After about 3 months, something clicked. They started listening. They calmed down and started actually trying to do the things they were learning in class rather than just exert all their strength and power on instinct.
Today, they are much better training partners. Today, I look forward to seeing them walk in the door.
I know this isn’t what everyone needs when they walk in the gym. This method certainly isn’t my first choice with new people.
Apparently, it was what these two needed.
They’ve turned into much better training partners now. I can still see them struggle with their instincts, but they seem to get better with each passing month.
Seneca On Providence (Chapter 2): “I have no sympathy for you, my men, if you have never known a tough opponent, never been matched against a strong adversary. For without an antagonist, where is your might?”
So I suppose we need to always be creating the room we want. I can’t control who walks in the door, but to a certain degree I can control who stays. By selecting and encouraging the people who will be good training partners for others in the room we can set a tone and standard that keeps the office workers, the parents with kids, the normal people safe from the unchecked pointless aggression of the deluded youth who have no other reason to be on the mat than to “beat” the other person by any means necessary.
There are gyms that welcome, want, and encourage that energy and that is fine. Those are the right gyms for those people. For the people who aren’t trying to prove they are the next big UFC fighter, I hope I can cultivate a space where the average person can improve their combative ability without sacrificing themselves on the altar of some naive young person’s lack of self-control.

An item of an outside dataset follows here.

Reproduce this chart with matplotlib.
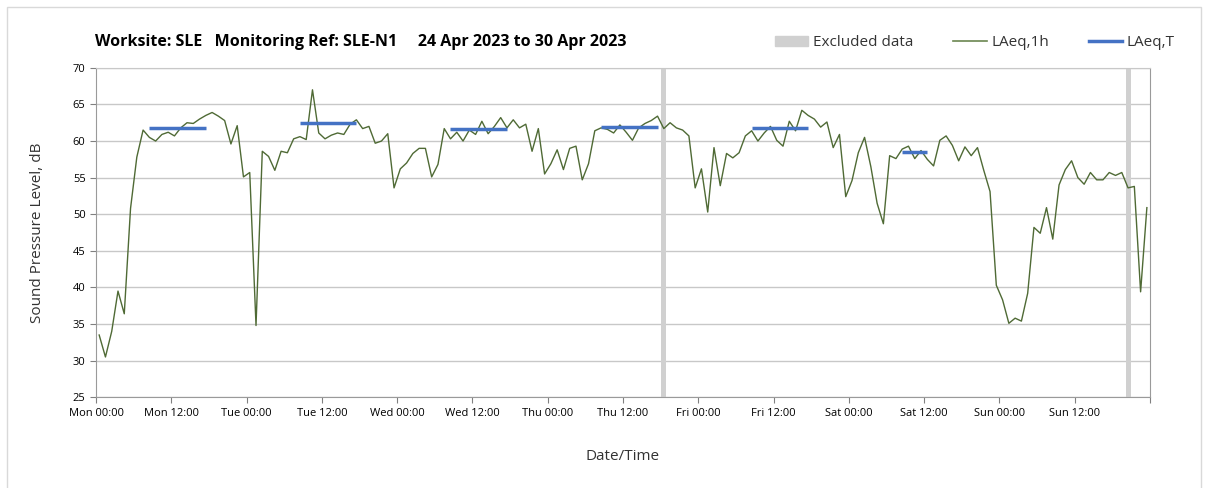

The number of BJJ black belts I have seen retire from teaching and training due to catastrophic lingering injuries is higher than I think is generally acknowledged in the community. As best I can tell from the ones I directly know, they generally attribute it to freak accidents that happened because they felt they needed to roll with everyone in the room. Whether class or open mat. My own lingering catastrophic injuries are from exactly that. A random person who showed up to an open mat once and then was never seen again.
In a sense this makes me want to NOT be promoted. Is that the expectation? I’ve seen plenty of lists of “BJJ gym red flags” that list “teacher not willing to roll with everyone” as a red flag. The implication is that this means that person doesn’t have actual skill to back up their belt.
Maybe, just maybe, it’s because they are an accretion of lingering, debilitating injuries that have come from rolling with the randos who wander through town and then disappear after injuring people, sometimes permanently, because they have no skin in the game. They have no relationship with the gym they come into and permanently end the training career of the single mom who just wanted to get in shape.
In a sense, it is kind of pathetic that our BJJ community doesn’t acknowledge this better. The consequences of these jiu-jitsu ronins are that normal, regular people get their BJJ careers cut short due to the ego and pride of someone who cares nothing for their training partner of the week. It’s just another body to exert their dominance over and stroke their egos.
Of course ego is not all bad, but unchecked ego is the problem that results in unnecessary damage to people who are not in the same room as the people for the same reasons.
Perhaps that is the distinction. It’s OK to be in the room to want to go hard as as you can. Just make a point of doing that with the people who are there for the same reason. Find out why the other person is on the mats and then try to roll in a way that matches their goals. You can still find value in rolling with them in different ways, but you’ll get more from your training partners if you do this and be better prepared for when you do find someone that wants to go just as hard as you.
Ultimately, this gets down to a respect for the other people on the mat. If you only care about yourself, you’ll just use them for your ends. If you see them as fellow training partners whose goals are just as important as yours you just might find yourself in a better more useful room.